Walk through the example¶

Open /schemas/base.

Read the header. The universal_legal_document_base_schema identifier is the canonical name used everywhere — JSON exports, API responses, indexing in Meilisearch. The 51 fields · 51 required badge tells you every field is mandatory in the base profile.
Switch the language. The Schema language toggle swaps every description between English and Polish. Field keys themselves stay stable; only the human-facing strings change.
Search the fields. The Search all fields… box filters the table by field name, type, or description. Try "date" to see every date-typed field, or "judge" to find judge-related fields across the appellate, lower, and panel levels.
Inspect a row. Each row shows the field name, its type (text, number, list, boolean, enum), and its description. enum fields enumerate their allowed values when expanded.
Switch to JSON. The JSON tab shows the same schema in its raw JSON-Schema form. Use the Copy JSON or Download JSON buttons (top right) to take a copy with you when designing a derivative schema.

When to extend versus reuse¶

Reuse the base schema if your research question is well-covered by the existing fields. Doing so makes your extracted data joinable with everyone else's — the whole point of having a canonical schema.
Extend it (add fields on top) when your question needs domain-specific fields the base doesn't have. Keep the base fields unchanged so your output remains forward-compatible.
Avoid forking from scratch unless you have a reason that doesn't fit either of the above. A clean fork severs the join.

Where it lives¶

Base schema page: /schemas/base
Coding-scheme usage guide: docs/how-to/CODING_SCHEME_USAGE.md
Polish dataset curation (real-world application of the base schema): docs/how-to/polish-dataset-curation.md

Next steps¶

Want to extract structured data from your collection? See the Coding Scheme Usage how-to (extraction routes are currently hidden from the sidebar but reachable by URL during the preview phase).
Want the corpus-wide view? Open /statistics.
Found something missing or confusing? File feedback via the in-app feedback panel or open an issue on GitHub.
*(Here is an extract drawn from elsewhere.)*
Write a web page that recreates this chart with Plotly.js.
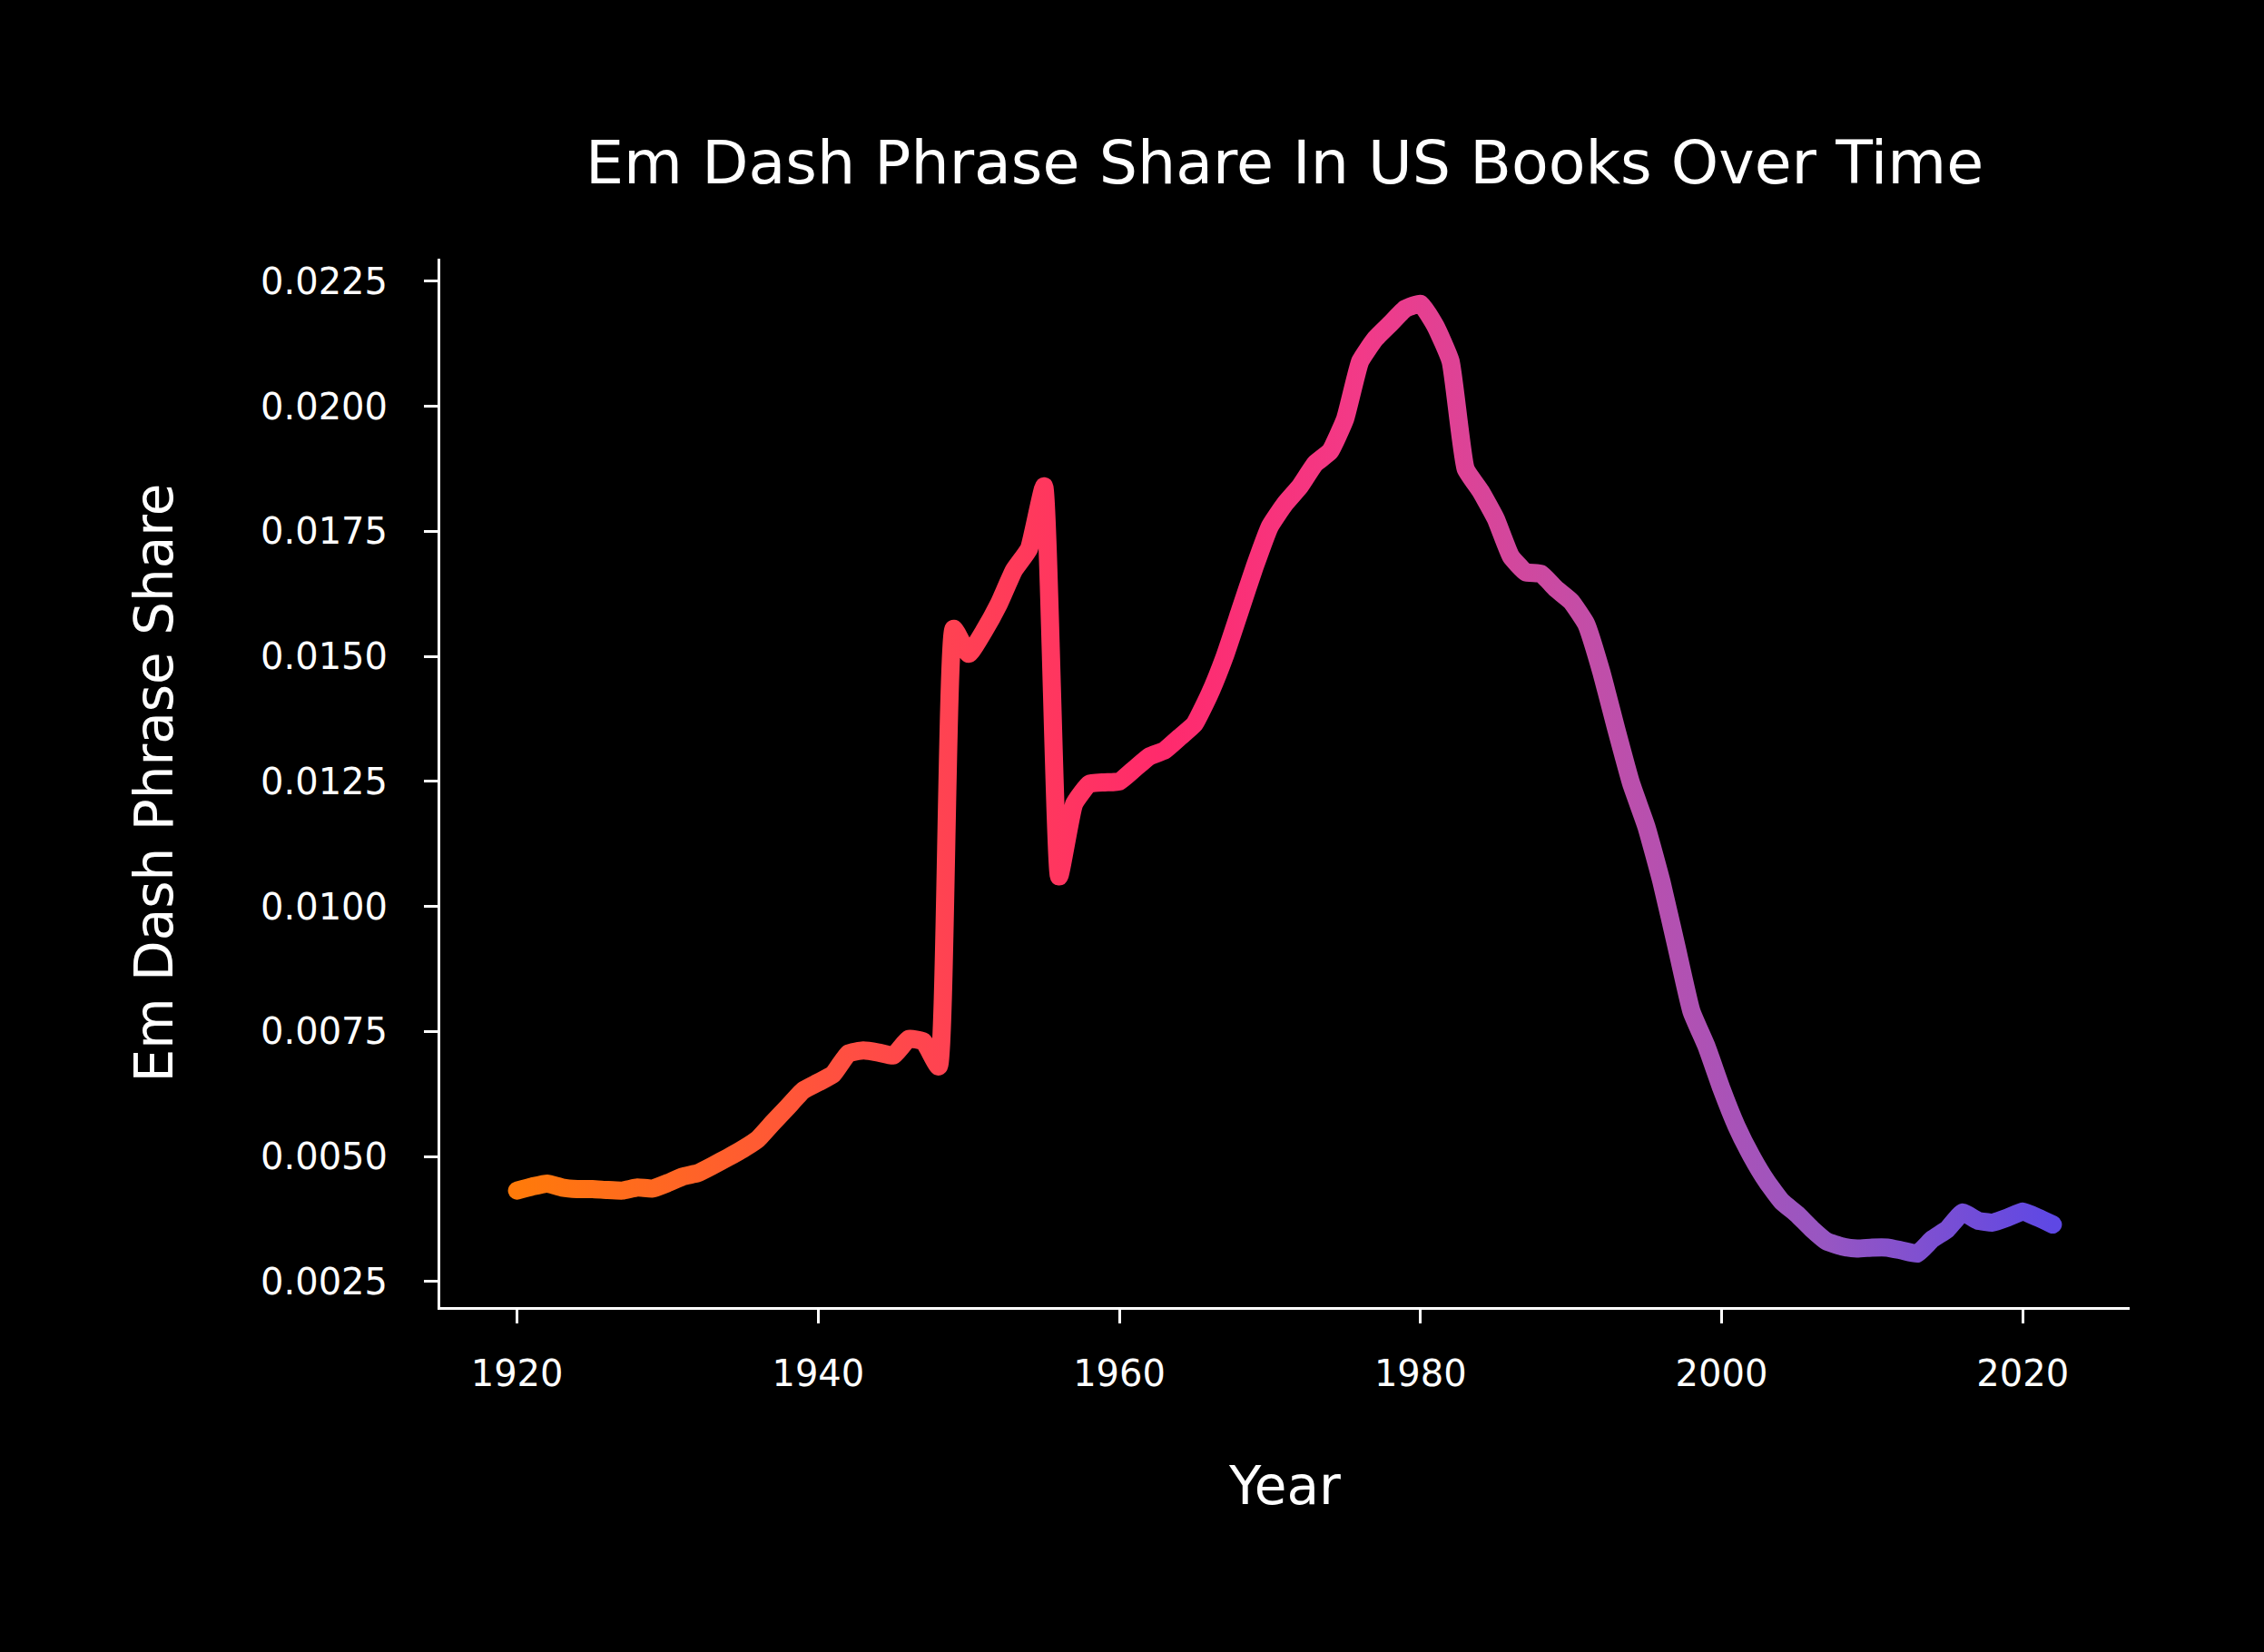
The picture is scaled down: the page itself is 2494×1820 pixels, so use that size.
<!DOCTYPE html>
<html>
<head>
<meta charset="utf-8">
<script src="https://cdn.plot.ly/plotly-3.0.1.min.js"></script>
<style>
  html, body { margin: 0; padding: 0; background: #000; }
  #chart { width: 2494px; height: 1820px; }
  .scatterlayer .js-line { stroke-linecap: round !important; stroke-linejoin: round !important; }
</style>
</head>
<body>
<div id="chart"></div>
<script>
var years = [];
for (var yr = 1920; yr <= 2022; yr++) years.push(yr);

// share of phrases with an em dash, one value per year 1920..2022
var share = [
  0.00432, 0.00440, 0.00446, 0.00438, 0.00435, 0.00435, 0.00433, 0.00432, 0.00438, 0.00436,
  0.00447, 0.00460, 0.00467, 0.00482, 0.00498, 0.00515, 0.00535, 0.00568, 0.00600, 0.00632,
  0.00648, 0.00665, 0.00706, 0.00712, 0.00708, 0.00702, 0.00735, 0.00730, 0.00680, 0.01555,
  0.01505, 0.01550, 0.01605, 0.01672, 0.01715, 0.01840, 0.01060, 0.01205, 0.01245, 0.01248,
  0.01250, 0.01275, 0.01300, 0.01312, 0.01338, 0.01365, 0.01425, 0.01500, 0.01590, 0.01680,
  0.01760, 0.01805, 0.01840, 0.01885, 0.01910, 0.01975, 0.02090, 0.02135, 0.02165, 0.02195,
  0.02205, 0.02160, 0.02090, 0.01875, 0.01830, 0.01775, 0.01700, 0.01668, 0.01665, 0.01635,
  0.01610, 0.01565, 0.01470, 0.01355, 0.01245, 0.01160, 0.01050, 0.00920, 0.00790, 0.00720,
  0.00635, 0.00560, 0.00500, 0.00450, 0.00410, 0.00385, 0.00355, 0.00330, 0.00320, 0.00316,
  0.00318, 0.00318, 0.00312, 0.00306, 0.00335, 0.00355, 0.00388, 0.00372, 0.00368, 0.00378,
  0.00390, 0.00378, 0.00364
];

var xTicks = [1920, 1940, 1960, 1980, 2000, 2020];
var yTicks = [0.0025, 0.0050, 0.0075, 0.0100, 0.0125, 0.0150, 0.0175, 0.0200, 0.0225];

// colour runs with time: orange -> pink -> violet
var stops = [
  [0.00, '#ff7a0a'],
  [0.27, '#ff4450'],
  [0.42, '#ff2a6c'],
  [0.55, '#f23a88'],
  [0.70, '#c24ea8'],
  [0.85, '#9856c2'],
  [1.00, '#5e48e4']
];

var trace = {
  x: years,
  y: share,
  type: 'scatter',
  mode: 'lines',
  line: { color: '#ff2a6c', width: 20, shape: 'spline', smoothing: 0.4 },
  hoverinfo: 'skip',
  showlegend: false
};

var fontFamily = '"DejaVu Sans", sans-serif';

var layout = {
  width: 2494,
  height: 1820,
  paper_bgcolor: '#000000',
  plot_bgcolor: '#000000',
  margin: { l: 485, r: 148, t: 285, b: 380, pad: 0 },
  showlegend: false,
  font: { family: fontFamily, color: '#ffffff' },
  title: {
    text: 'Em Dash Phrase Share In US Books Over Time',
    font: { family: fontFamily, color: '#ffffff', size: 66.6 },
    x: 0.5674, xref: 'container', xanchor: 'center',
    y: 0.9016, yref: 'container', yanchor: 'middle'
  },
  xaxis: {
    range: [1914.9, 2027.1],
    tickvals: xTicks,
    ticktext: xTicks.map(String),
    ticks: 'outside',
    ticklen: 15,
    tickwidth: 3,
    tickcolor: '#ffffff',
    ticklabelstandoff: 21,
    tickfont: { family: fontFamily, color: '#ffffff', size: 40 },
    showline: true,
    linecolor: '#ffffff',
    linewidth: 3,
    showgrid: false,
    zeroline: false,
    title: {
      text: 'Year',
      font: { family: fontFamily, color: '#ffffff', size: 58 },
      standoff: 82
    }
  },
  yaxis: {
    range: [0.00199, 0.02295],
    tickvals: yTicks,
    ticktext: yTicks.map(function(v){ return v.toFixed(4); }),
    ticks: 'outside',
    ticklen: 15,
    tickwidth: 3,
    tickcolor: '#ffffff',
    ticklabelstandoff: 32,
    tickfont: { family: fontFamily, color: '#ffffff', size: 40 },
    showline: true,
    linecolor: '#ffffff',
    linewidth: 3,
    showgrid: false,
    zeroline: false,
    title: {
      text: 'Em Dash Phrase Share',
      font: { family: fontFamily, color: '#ffffff', size: 58 },
      standoff: 78
    }
  }
};

// paint the plotted line with a left-to-right gradient laid on the x axis
function applyGradient(gd) {
  var xa = gd._fullLayout.xaxis;
  var svgNS = 'http://www.w3.org/2000/svg';
  var defs = gd.querySelector('.main-svg defs');
  var grad = document.createElementNS(svgNS, 'linearGradient');
  grad.setAttribute('id', 'emdashGrad');
  grad.setAttribute('gradientUnits', 'userSpaceOnUse');
  grad.setAttribute('x1', xa.l2p(years[0]));
  grad.setAttribute('x2', xa.l2p(years[years.length - 1]));
  grad.setAttribute('y1', 0);
  grad.setAttribute('y2', 0);
  stops.forEach(function(s) {
    var st = document.createElementNS(svgNS, 'stop');
    st.setAttribute('offset', s[0]);
    st.setAttribute('stop-color', s[1]);
    grad.appendChild(st);
  });
  defs.appendChild(grad);
  gd.querySelectorAll('.scatterlayer .js-line').forEach(function(p) {
    p.style.stroke = 'url(#emdashGrad)';
  });
}

Plotly.newPlot('chart', [trace], layout, { displayModeBar: false, responsive: false })
  .then(applyGradient);
</script>
</body>
</html>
Regenerating the screenshots in this tutorial¶

The PNGs referenced here are produced by a Playwright script:

cd frontend
npm run docs:screens                   # regenerate all
npm run docs:screens -- dashboard      # regenerate one step

The script logs in via the real Supabase auth UI using TEST_USER_EMAIL / TEST_USER_PASSWORD from .env, walks each step, and writes PNGs to frontend/public/docs/onboarding/. The same files are served to both this tutorial and the in-app /onboarding route, so they never drift out of sync.